I worked with a guy who was running the Nagra sound recorder (does Hollywood still use those?) who got his union card by being willing to go to Montana for a couple months on an audio crew. The work around the L.A. area was in those days still too good for the union people to bother leaving, so the shoot was non-union. The department heads waited for everything to be assembled, then demanded it be turned into a union shoot at union wages. They shut down the production for a few days until the producers caved in, and this guy got his union-shoot hours out of one production to qualify for his union membership.

So, who decides who gets hired? The immediate boss of that department, like almost every business, but in a pinch, little black books and cell phones come out and Jorge (“that guy from that second unit shoot last month on CSI”) gets a call from another focus-puller to ask if he can do a week starting, oh, now?

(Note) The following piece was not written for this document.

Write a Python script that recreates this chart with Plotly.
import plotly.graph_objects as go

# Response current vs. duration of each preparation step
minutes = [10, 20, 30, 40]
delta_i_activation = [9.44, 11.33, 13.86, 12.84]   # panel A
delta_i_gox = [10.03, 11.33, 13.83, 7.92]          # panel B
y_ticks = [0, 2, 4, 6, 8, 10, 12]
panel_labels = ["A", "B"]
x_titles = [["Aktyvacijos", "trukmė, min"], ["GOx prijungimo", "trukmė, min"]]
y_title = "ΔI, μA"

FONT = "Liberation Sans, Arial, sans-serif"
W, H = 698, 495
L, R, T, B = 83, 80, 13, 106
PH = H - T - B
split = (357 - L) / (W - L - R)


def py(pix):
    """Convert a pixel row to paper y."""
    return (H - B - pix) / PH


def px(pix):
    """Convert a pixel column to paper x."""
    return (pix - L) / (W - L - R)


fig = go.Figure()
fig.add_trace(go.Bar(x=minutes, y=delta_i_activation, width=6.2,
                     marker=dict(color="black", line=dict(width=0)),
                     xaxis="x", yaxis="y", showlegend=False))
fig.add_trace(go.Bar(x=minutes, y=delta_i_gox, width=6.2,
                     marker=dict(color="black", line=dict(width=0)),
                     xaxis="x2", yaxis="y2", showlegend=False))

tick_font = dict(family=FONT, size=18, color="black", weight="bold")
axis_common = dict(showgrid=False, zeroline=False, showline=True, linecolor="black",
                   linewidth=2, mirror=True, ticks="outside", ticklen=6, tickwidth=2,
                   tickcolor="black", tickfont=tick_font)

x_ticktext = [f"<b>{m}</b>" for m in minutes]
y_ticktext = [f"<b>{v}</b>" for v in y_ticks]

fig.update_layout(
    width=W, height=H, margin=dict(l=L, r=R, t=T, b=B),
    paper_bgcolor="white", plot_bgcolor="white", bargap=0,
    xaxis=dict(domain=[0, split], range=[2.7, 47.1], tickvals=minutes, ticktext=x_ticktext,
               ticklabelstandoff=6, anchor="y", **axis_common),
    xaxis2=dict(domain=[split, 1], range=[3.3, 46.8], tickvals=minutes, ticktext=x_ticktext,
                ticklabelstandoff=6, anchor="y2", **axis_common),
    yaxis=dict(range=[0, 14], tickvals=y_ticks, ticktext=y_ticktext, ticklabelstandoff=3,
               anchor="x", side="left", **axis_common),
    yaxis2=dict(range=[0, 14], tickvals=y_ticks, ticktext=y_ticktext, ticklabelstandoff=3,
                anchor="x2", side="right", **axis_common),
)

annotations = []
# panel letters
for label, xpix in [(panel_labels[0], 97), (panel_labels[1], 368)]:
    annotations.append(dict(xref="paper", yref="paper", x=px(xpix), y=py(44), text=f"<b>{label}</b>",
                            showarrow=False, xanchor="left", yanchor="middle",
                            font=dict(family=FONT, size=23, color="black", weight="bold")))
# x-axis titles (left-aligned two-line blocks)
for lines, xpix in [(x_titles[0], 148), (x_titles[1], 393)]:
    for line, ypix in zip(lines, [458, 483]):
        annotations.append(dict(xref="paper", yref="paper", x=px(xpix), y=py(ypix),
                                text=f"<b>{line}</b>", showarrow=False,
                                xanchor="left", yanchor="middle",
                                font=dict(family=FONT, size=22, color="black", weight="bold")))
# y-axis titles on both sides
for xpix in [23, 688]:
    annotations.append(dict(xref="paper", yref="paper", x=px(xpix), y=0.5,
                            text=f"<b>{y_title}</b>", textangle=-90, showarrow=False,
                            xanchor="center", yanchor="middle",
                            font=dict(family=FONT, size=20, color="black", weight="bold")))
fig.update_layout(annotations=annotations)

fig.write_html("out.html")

That’s pretty much how I ended up building sets for awhile (almost entirely non-union gigs). I had built stuff on-campus for a credit in the drama department and when a buddy of mine working in the Toronto film indsutry got desperate for some kind of crew, he called me and asked if I’d help him out as a favor (ETA: working for beer and pizza, not a wage). Through that very tenuous network, I started getting calls every once in awhile for paid work when people were caught short-handed. Eventually it became a regular gig for me, just because I was on various PMs’ radars as a generally reliable guy.

When they say the entertainment industry is “all about who you know”, they aren’t kidding.

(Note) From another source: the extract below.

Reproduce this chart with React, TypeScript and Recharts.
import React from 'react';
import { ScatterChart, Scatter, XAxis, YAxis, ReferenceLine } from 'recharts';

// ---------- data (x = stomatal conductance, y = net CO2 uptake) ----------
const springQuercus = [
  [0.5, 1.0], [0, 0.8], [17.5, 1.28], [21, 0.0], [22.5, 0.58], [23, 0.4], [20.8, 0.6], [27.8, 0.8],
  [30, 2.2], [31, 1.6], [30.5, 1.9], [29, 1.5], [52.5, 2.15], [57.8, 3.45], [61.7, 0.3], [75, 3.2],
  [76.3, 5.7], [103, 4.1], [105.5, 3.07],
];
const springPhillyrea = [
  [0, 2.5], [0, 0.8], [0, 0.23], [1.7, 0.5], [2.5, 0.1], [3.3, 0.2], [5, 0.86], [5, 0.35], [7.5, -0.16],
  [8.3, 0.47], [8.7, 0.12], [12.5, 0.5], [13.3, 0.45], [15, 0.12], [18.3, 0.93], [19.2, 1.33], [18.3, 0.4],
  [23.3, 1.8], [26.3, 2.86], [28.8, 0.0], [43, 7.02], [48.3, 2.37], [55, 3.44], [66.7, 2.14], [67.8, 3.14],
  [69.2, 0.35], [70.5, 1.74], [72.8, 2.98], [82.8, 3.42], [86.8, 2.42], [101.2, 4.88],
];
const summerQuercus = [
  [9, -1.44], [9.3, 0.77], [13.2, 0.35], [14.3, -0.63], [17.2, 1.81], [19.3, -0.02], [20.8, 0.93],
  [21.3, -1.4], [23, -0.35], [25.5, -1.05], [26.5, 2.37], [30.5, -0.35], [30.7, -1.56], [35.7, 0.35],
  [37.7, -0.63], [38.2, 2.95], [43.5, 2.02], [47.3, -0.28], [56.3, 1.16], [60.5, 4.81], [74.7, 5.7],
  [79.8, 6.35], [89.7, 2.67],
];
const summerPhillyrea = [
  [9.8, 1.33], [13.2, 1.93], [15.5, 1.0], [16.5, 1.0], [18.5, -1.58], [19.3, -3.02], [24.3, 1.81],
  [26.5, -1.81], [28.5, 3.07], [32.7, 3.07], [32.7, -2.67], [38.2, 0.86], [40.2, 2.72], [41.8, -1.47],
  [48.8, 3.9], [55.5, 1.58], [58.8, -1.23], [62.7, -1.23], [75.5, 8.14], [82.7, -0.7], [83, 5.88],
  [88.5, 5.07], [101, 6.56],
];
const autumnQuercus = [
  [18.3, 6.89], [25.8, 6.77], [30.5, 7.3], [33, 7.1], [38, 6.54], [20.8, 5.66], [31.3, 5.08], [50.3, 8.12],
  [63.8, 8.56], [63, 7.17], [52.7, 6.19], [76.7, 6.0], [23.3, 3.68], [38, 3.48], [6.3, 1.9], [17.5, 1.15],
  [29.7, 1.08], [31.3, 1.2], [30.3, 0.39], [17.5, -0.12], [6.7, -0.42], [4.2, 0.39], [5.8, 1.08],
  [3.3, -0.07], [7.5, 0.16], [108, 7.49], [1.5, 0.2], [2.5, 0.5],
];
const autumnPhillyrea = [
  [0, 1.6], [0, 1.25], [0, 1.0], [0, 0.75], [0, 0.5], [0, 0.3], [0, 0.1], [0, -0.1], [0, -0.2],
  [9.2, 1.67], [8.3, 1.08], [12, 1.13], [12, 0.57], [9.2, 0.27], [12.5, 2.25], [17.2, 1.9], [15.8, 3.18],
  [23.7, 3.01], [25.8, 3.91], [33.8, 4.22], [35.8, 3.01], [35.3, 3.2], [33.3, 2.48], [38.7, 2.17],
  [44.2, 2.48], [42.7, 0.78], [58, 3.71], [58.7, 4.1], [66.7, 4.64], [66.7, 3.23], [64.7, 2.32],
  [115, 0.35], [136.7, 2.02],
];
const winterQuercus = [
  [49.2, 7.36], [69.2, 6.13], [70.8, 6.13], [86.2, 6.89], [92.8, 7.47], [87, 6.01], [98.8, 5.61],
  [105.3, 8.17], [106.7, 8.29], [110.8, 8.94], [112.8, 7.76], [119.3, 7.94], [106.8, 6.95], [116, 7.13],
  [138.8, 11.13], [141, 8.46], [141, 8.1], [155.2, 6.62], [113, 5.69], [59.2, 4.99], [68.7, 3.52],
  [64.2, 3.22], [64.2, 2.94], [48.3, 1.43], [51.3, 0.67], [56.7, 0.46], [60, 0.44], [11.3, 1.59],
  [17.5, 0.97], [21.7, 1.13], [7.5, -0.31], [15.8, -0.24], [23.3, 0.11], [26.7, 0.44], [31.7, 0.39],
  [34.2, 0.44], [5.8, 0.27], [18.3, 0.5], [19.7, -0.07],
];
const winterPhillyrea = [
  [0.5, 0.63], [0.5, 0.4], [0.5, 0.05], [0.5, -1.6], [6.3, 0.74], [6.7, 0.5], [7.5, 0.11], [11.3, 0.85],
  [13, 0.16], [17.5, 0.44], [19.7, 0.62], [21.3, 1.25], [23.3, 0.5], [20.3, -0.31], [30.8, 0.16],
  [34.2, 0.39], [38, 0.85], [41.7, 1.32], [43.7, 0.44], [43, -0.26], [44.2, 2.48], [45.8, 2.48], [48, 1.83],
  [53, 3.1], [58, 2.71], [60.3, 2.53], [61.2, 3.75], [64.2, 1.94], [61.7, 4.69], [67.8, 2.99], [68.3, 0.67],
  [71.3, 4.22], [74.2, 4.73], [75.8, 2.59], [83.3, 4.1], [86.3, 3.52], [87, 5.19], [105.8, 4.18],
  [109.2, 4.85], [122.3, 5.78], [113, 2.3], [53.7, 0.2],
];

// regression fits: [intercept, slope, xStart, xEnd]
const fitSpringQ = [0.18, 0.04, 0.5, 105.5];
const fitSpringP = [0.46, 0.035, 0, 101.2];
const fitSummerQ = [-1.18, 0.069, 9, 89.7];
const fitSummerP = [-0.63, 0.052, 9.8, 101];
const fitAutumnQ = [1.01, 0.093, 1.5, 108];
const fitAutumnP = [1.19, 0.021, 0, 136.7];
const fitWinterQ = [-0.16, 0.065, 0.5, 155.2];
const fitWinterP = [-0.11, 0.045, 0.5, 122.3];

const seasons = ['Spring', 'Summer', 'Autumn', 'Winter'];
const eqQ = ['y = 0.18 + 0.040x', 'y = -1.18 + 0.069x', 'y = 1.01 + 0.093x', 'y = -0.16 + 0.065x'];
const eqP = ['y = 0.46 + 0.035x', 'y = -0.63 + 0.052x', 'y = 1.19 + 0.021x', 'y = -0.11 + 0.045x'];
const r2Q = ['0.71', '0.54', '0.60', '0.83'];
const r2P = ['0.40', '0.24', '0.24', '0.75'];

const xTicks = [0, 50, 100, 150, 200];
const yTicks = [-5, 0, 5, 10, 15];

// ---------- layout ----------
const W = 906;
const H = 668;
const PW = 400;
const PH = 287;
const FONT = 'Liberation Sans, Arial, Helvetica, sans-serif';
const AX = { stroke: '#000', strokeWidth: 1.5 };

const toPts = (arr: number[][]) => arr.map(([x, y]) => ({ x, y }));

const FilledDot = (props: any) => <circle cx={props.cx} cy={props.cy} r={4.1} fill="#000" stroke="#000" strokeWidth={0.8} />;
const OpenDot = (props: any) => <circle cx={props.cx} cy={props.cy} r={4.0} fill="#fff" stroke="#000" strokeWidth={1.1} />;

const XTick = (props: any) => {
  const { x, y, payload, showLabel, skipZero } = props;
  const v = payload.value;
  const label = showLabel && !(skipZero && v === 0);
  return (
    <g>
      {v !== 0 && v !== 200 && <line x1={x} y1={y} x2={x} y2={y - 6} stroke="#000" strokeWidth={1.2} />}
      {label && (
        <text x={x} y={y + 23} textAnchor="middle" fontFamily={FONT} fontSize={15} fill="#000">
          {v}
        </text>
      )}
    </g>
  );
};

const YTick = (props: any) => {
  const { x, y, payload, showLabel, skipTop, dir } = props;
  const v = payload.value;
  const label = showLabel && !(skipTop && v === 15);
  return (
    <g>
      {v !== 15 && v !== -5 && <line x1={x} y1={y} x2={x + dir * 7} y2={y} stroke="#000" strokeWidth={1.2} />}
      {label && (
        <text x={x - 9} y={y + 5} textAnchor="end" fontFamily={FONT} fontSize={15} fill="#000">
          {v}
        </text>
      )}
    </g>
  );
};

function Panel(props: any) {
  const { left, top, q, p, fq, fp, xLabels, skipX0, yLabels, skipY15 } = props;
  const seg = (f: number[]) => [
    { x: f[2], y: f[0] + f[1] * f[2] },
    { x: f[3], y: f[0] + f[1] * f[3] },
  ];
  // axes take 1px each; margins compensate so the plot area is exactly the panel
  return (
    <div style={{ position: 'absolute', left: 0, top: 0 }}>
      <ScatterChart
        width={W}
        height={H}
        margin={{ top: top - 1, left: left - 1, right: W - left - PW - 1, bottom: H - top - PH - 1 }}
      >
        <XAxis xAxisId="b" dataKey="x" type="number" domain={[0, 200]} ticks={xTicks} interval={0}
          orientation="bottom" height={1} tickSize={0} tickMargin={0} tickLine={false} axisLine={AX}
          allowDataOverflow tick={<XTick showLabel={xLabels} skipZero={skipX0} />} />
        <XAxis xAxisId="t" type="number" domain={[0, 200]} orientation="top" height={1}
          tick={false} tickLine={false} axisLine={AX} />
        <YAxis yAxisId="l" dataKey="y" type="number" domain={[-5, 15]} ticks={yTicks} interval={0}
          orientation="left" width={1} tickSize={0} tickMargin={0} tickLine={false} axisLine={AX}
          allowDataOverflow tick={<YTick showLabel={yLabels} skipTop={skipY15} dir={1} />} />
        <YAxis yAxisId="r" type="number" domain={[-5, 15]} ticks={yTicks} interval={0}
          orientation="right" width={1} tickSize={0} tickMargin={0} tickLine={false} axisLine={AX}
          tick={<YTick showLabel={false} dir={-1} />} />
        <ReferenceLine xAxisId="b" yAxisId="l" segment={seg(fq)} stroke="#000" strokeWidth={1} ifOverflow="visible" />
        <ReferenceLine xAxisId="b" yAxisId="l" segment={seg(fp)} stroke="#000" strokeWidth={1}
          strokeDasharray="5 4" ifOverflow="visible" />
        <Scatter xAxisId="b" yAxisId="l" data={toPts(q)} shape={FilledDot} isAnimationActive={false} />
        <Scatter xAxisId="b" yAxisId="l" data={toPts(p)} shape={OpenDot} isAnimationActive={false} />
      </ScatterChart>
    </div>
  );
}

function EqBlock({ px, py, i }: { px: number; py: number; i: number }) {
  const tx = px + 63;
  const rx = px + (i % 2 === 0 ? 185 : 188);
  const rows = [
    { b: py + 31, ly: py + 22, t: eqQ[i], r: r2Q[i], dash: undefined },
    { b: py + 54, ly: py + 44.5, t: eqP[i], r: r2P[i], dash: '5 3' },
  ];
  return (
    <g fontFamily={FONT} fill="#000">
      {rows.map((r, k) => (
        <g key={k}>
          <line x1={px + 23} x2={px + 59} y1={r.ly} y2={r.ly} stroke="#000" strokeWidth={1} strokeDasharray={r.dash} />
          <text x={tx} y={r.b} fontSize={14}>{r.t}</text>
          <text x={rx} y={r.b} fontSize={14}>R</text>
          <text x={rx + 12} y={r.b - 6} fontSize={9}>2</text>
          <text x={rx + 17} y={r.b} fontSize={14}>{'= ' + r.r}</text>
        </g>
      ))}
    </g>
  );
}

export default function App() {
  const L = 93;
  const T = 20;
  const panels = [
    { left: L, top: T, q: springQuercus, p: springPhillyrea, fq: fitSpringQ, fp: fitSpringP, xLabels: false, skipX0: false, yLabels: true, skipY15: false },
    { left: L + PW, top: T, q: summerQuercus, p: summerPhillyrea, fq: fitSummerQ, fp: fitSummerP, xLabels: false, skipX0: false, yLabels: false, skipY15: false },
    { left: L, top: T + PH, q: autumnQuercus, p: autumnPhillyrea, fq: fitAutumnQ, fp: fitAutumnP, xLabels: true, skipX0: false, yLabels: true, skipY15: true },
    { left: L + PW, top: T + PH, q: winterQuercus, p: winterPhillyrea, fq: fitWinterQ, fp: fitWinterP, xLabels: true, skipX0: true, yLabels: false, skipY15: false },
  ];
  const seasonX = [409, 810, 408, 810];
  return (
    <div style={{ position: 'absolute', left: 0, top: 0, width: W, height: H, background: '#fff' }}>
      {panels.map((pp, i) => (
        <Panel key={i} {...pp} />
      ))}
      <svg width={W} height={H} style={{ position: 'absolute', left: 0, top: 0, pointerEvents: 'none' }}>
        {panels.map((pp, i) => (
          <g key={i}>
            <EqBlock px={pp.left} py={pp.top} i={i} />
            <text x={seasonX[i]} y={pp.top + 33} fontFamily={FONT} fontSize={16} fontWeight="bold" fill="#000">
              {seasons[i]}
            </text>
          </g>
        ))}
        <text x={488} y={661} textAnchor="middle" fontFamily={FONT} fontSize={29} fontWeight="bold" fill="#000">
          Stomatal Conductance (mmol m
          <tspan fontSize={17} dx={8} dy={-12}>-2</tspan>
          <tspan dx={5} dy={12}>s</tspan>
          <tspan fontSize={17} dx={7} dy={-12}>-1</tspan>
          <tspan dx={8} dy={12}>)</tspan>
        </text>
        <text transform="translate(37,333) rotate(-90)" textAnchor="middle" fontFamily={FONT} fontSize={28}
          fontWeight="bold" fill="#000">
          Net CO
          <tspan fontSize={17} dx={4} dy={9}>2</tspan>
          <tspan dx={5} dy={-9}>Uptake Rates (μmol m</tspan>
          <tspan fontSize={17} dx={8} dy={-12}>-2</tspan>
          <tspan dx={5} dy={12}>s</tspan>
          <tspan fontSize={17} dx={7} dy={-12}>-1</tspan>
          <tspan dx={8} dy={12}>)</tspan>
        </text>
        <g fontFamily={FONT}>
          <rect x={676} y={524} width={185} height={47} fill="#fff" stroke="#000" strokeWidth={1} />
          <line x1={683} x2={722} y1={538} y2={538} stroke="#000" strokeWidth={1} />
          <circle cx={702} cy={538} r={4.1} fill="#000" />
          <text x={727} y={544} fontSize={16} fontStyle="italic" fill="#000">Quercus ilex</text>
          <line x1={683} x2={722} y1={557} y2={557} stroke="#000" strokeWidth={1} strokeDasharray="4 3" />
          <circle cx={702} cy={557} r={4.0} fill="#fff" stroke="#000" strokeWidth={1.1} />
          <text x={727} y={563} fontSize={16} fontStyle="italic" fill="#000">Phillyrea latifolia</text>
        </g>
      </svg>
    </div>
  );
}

I knew enough people eventually that I probably could have gotten a few people to help me join the union, but that was never in my master plan. It was kind of fun, often high stress and hectic, but not something that I wanted to do as a career.

If you’re starting out, don’t know anyone in the industry, and just want to work, you can sometimes go to production offices to see if there are any call sheets or job postings that are open to anyone (“anyone” meaning non-union).

I don’t want to vere off topic, but what movie was that? :eek:

He didn’t take a crap in the movie, he took a crap in the Port-A-John and failed to completely latch the door. Trust me, you didn’t see it - Death Sentence.